Davaasambuu, Yu, and Sato (2015) present a self-optimization hysteresis scheme with mobile relay dual nodes in high speed environments. They propose an adjustment mechansim of the handover parameters such as individual cell histeresis and offset based on the vehicle speed. Further, they propose a Handover Performance Indicator [HPI] as a measurement for their scheme. This HPI helps to monitor the handover performance and it is equal to the sum of the failure handover rate, ping-pong handover, and failed handovers due to radio link failures. The simulation results show that, when comparing the proposed scheme with the traditional one, the authors’ one can reduce the number of radio link failures and service interruptions during the handover process.

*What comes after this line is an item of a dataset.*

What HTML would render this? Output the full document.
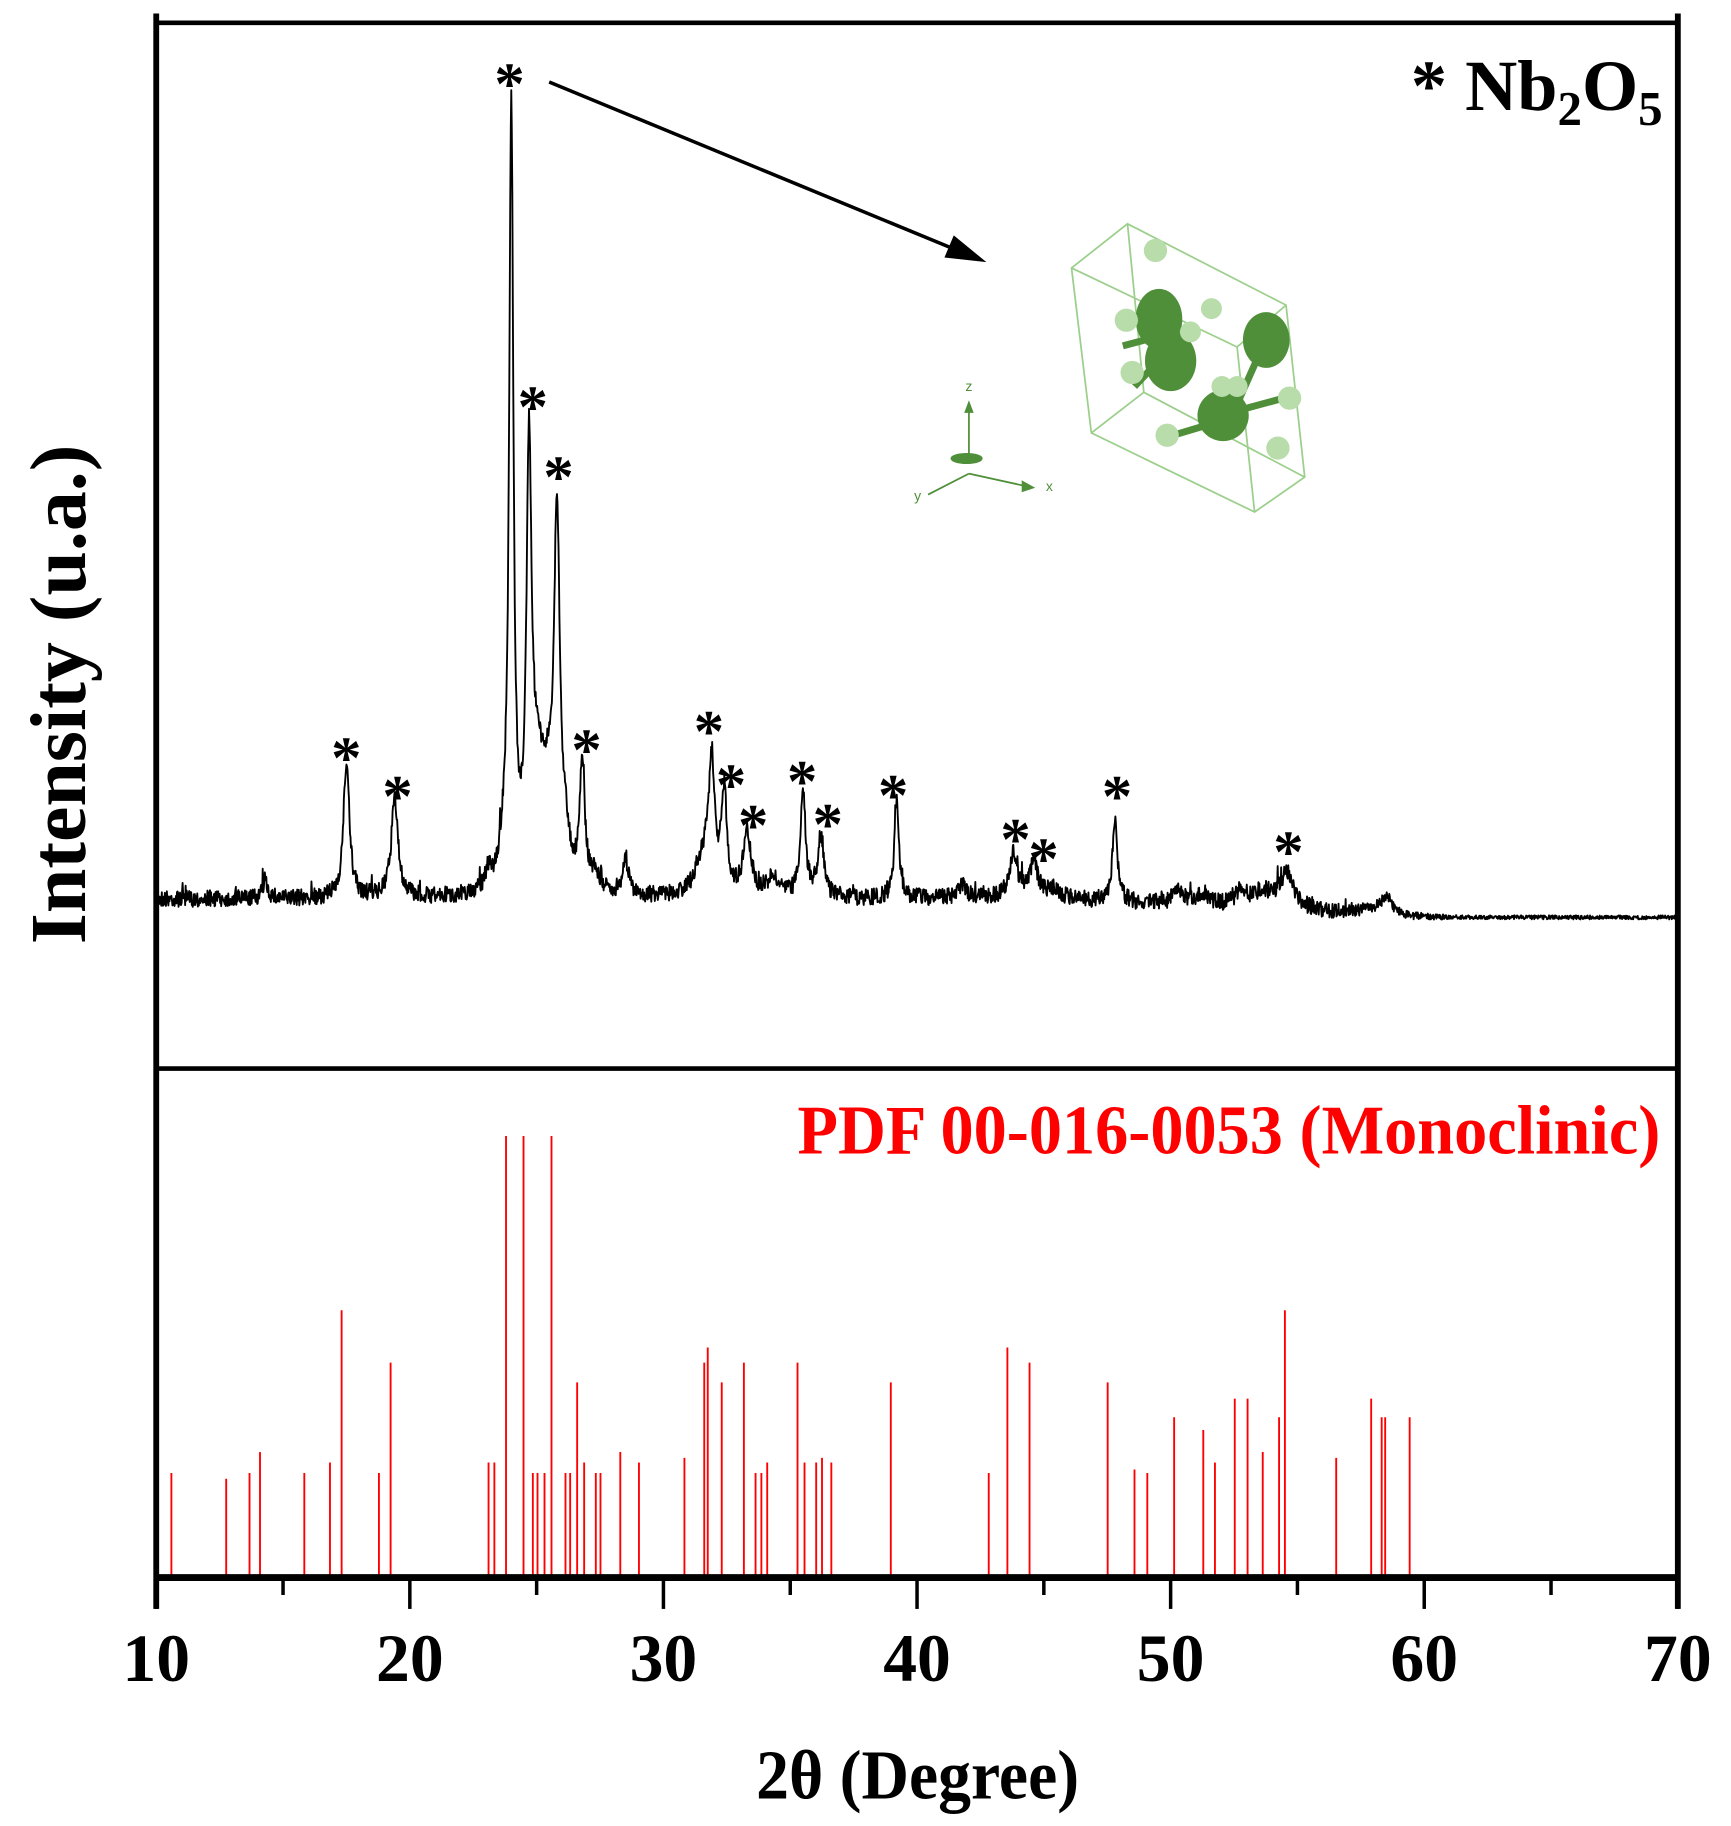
<!DOCTYPE html>
<html><head><meta charset="utf-8">
<style>html,body{margin:0;padding:0;background:#fff}svg{display:block}</style>
</head><body>
<svg id="s" width="1731" height="1826" viewBox="-1 -2.6 1484.6 1571.4" preserveAspectRatio="none" xmlns="http://www.w3.org/2000/svg" font-family="Liberation Serif, serif" font-weight="bold">
<rect x="-2" y="-3" width="1490" height="1575" fill="#fff"/>
<g id="red" stroke="#ff0000" stroke-width="1.6"></g>
<path id="curve" fill="none" stroke="#000" stroke-width="1.6" stroke-linejoin="round"/>
<line x1="133" y1="17" x2="1438" y2="17" stroke="#000" stroke-width="4"/>
<line x1="133" y1="917" x2="1438" y2="917" stroke="#000" stroke-width="4"/>
<line x1="133" y1="1355" x2="1438" y2="1355" stroke="#000" stroke-width="6"/>
<line x1="133" y1="9" x2="133" y2="1382" stroke="#000" stroke-width="5"/>
<line x1="1438" y1="9" x2="1438" y2="1382" stroke="#000" stroke-width="5"/>
<g id="ticks" stroke="#000" stroke-width="3"></g>
<g font-size="58" text-anchor="middle">
<text x="133" y="1444" textLength="58" lengthAdjust="spacingAndGlyphs">10</text><text x="350.5" y="1444" textLength="58" lengthAdjust="spacingAndGlyphs">20</text><text x="568" y="1444" textLength="58" lengthAdjust="spacingAndGlyphs">30</text>
<text x="785.5" y="1444" textLength="58" lengthAdjust="spacingAndGlyphs">40</text><text x="1003" y="1444" textLength="58" lengthAdjust="spacingAndGlyphs">50</text><text x="1220.5" y="1444" textLength="58" lengthAdjust="spacingAndGlyphs">60</text><text x="1438" y="1444" textLength="58" lengthAdjust="spacingAndGlyphs">70</text>
</g>
<text x="786" y="1545" font-size="60" text-anchor="middle" textLength="277" lengthAdjust="spacingAndGlyphs">2θ (Degree)</text>
<text transform="translate(72,595) rotate(-90)" font-size="68" text-anchor="middle" textLength="430" lengthAdjust="spacingAndGlyphs">Intensity (u.a.)</text>
<text x="1425" y="92" font-size="62" text-anchor="end">* Nb<tspan font-size="42" dy="13">2</tspan><tspan dy="-13">O</tspan><tspan font-size="42" dy="13">5</tspan></text>
<text x="1423" y="990" font-size="60" text-anchor="end" fill="#ff0000" textLength="740" lengthAdjust="spacingAndGlyphs">PDF 00-016-0053 (Monoclinic)</text>
<g id="stars" font-size="52" text-anchor="middle"></g>
<line x1="470" y1="68" x2="818" y2="212" stroke="#000" stroke-width="3"/>
<polygon points="845,223 809,219 817,200" fill="#000"/>
<g stroke="#9ccf8c" stroke-width="1.5" fill="none">
<polygon points="918,228 966,190 1102,260 1118,408 1075,438 935,370"/>
<line x1="918" y1="228" x2="1060" y2="296"/><line x1="1060" y1="296" x2="1102" y2="260"/>
<line x1="1060" y1="296" x2="1075" y2="438"/>
<line x1="966" y1="190" x2="980" y2="335"/><line x1="980" y1="335" x2="935" y2="370"/><line x1="980" y1="335" x2="1118" y2="408"/>
</g>
<g stroke="#4f8f3a" stroke-width="6">
<line x1="962" y1="295" x2="1000" y2="285"/><line x1="1000" y1="300" x2="972" y2="330"/>
<line x1="1080" y1="300" x2="1060" y2="345"/><line x1="1045" y1="360" x2="1005" y2="372"/><line x1="1045" y1="355" x2="1100" y2="340"/>
</g>
<g fill="#4f8f3a">
<ellipse cx="993" cy="272" rx="20" ry="26"/><ellipse cx="1003" cy="308" rx="22" ry="26"/>
<ellipse cx="1085" cy="290" rx="20" ry="24"/><ellipse cx="1048" cy="355" rx="22" ry="22"/>
</g>
<g fill="#b8dcaa">
<circle cx="990" cy="213" r="10"/><circle cx="965" cy="273" r="10"/><circle cx="1038" cy="263" r="9"/>
<circle cx="1020" cy="283" r="9"/><circle cx="970" cy="318" r="10"/><circle cx="1047" cy="330" r="9"/>
<circle cx="1060" cy="330" r="9"/><circle cx="1105" cy="340" r="10"/><circle cx="1000" cy="372" r="10"/>
<circle cx="1095" cy="383" r="10"/>
</g>
<g stroke="#4f8f3a" stroke-width="1.5" fill="#4f8f3a">
<line x1="830" y1="392" x2="830" y2="348"/><polygon points="827,352 830,344 833,352"/>
<line x1="830" y1="405" x2="880" y2="416"/><polygon points="876,412 885,417 876,420"/>
<line x1="830" y1="405" x2="795" y2="423"/>
<ellipse cx="828" cy="392" rx="13" ry="4"/>
</g>
<g font-size="12" fill="#4f8f3a" font-family="Liberation Sans, sans-serif" font-weight="normal">
<text x="827" y="334">z</text><text x="896" y="420">x</text><text x="783" y="428">y</text>
</g>
</svg>
<script>
var NS="http://www.w3.org/2000/svg";
function X(d){return 133+(d-10)*21.75;}
var red=[[146,1265],[193,1270],[213,1265],[222,1247],[260,1265],[282,1256],[292,1125],[324,1265],[334,1170],[418,1256],[423,1256],[433,975],[448,975],[456,1265],[460,1265],[466,1265],[472,975],[484,1265],[488,1265],[494,1187],[500,1256],[510,1265],[514,1265],[531,1247],[547,1256],[586,1252],[603,1170],[606,1157],[618,1187],[637,1170],[647,1265],[652,1265],[657,1256],[683,1170],[689,1256],[699,1256],[704,1252],[712,1256],[763,1187],[847,1265],[863,1157],[882,1170],[949,1187],[972,1262],[983,1265],[1006,1217],[1031,1228],[1041,1256],[1058,1201],[1069,1201],[1082,1247],[1096,1217],[1101,1125],[1145,1252],[1175,1201],[1184,1217],[1187,1217],[1208,1217]];
var g=document.getElementById("red");
red.forEach(function(r){var l=document.createElementNS(NS,"line");l.setAttribute("x1",r[0]);l.setAttribute("x2",r[0]);l.setAttribute("y1",r[1]);l.setAttribute("y2",1354);g.appendChild(l);});
var t=document.getElementById("ticks");
for(var d=10;d<=70;d+=5){var l=document.createElementNS(NS,"line");var x=X(d);l.setAttribute("x1",x);l.setAttribute("x2",x);l.setAttribute("y1",1355);l.setAttribute("y2",d%10==0?1382:1370);t.appendChild(l);}
var st=[[296,635],[340,668],[436,55],[456,333],[478,393],[502,628],[607,612],[626,658],[645,693],[687,655],[709,692],[765,667],[870,705],[894,722],[957,668],[1104,716]];
var sg=document.getElementById("stars");
st.forEach(function(s){var e=document.createElementNS(NS,"text");e.setAttribute("x",s[0]);e.setAttribute("y",s[1]+32);e.textContent="*";sg.appendChild(e);});
var pk=[[14.3,15,0.12],[17.5,118,0.14],[19.4,85,0.16],[23.1,15,0.15],[23.7,25,0.2],[24.0,665,0.1],[24.7,360,0.12],[25.05,90,0.25],[25.45,60,0.25],[25.8,305,0.14],[26.15,30,0.2],[26.8,110,0.12],[27.3,15,0.2],[28.5,30,0.15],[31.6,30,0.4],[31.9,100,0.15],[32.4,85,0.12],[33.3,55,0.18],[34.3,15,0.3],[35.5,92,0.12],[36.2,52,0.14],[39.2,88,0.1],[41.8,10,0.2],[43.8,37,0.2],[44.6,30,0.2],[45.4,8,0.3],[47.8,68,0.12],[50.3,10,0.3],[51.3,10,0.3],[52.8,14,0.3],[53.6,12,0.3],[54.6,26,0.3],[54.3,8,0.6],[58.5,16,0.25],[57.8,5,0.4]];
var seed=7;function rnd(){seed=(seed*16807)%2147483647;return seed/2147483647;}
var p="";
for(var i=0;i<=3000;i++){var d=10+i*0.02;var b=d<45?771:(d<60?771+(d-45)*16/15:787);
var amp=d<56?9:(d<61?9-(d-56)*1.3:2.2);
var y=b+(rnd()-0.5)*amp*1.6;
if(rnd()<0.03&&d<58)y-=rnd()*12;
for(var k=0;k<pk.length;k++){var q=(d-pk[k][0])/pk[k][2];y-=pk[k][1]/(1+q*q);}
p+=(i?"L":"M")+X(d).toFixed(1)+","+y.toFixed(1);}
document.getElementById("curve").setAttribute("d",p);
</script>
</body></html>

On the other hand, Zhao, Huang, Zhang, and Fang (2011) propose an algorithm for the handover decision based on the Relative Velocity Aided Handoff [RVAH] of the UE towards the access points (cell, fixed or mobile relay), server, and destination. If the UE presents speeds lower than a threshold V0 regarding the server and destination access points, the handover will be performed according to the HOM and TTT; that is, the standard way. If the speed regarding the server access point is higher than the threshold V0, the handover process is triggered as per the RVAH algorithm. The neighbor access points with relative speeds lower than V0can be selected as future destination points.

Davaasambuu, Semaganga, and Sato (2015) propose an adaptive hysteresis scheme (based on the train speed) for handover in wireless networks with mobile relays in a high-speed trains scenario. They include a logarithmic formula involving the maximum and current speed of the mobile relay; also, they involve hysteresis values called “by default” and “maximum” for the hysteresis adjustment in the handover process. The probability of interruptions in calls during the handover is reduced by introducing a modified call admission control to support the savings in radio resources. This helps to prioritize the handover of the calls of the mobile relay over other calls. The authors present three priorities: mobile relay handover calls, UE handover calls, and new calls. The results described in their paper show how the successful handovers rate is increased and the radio failures is reduced.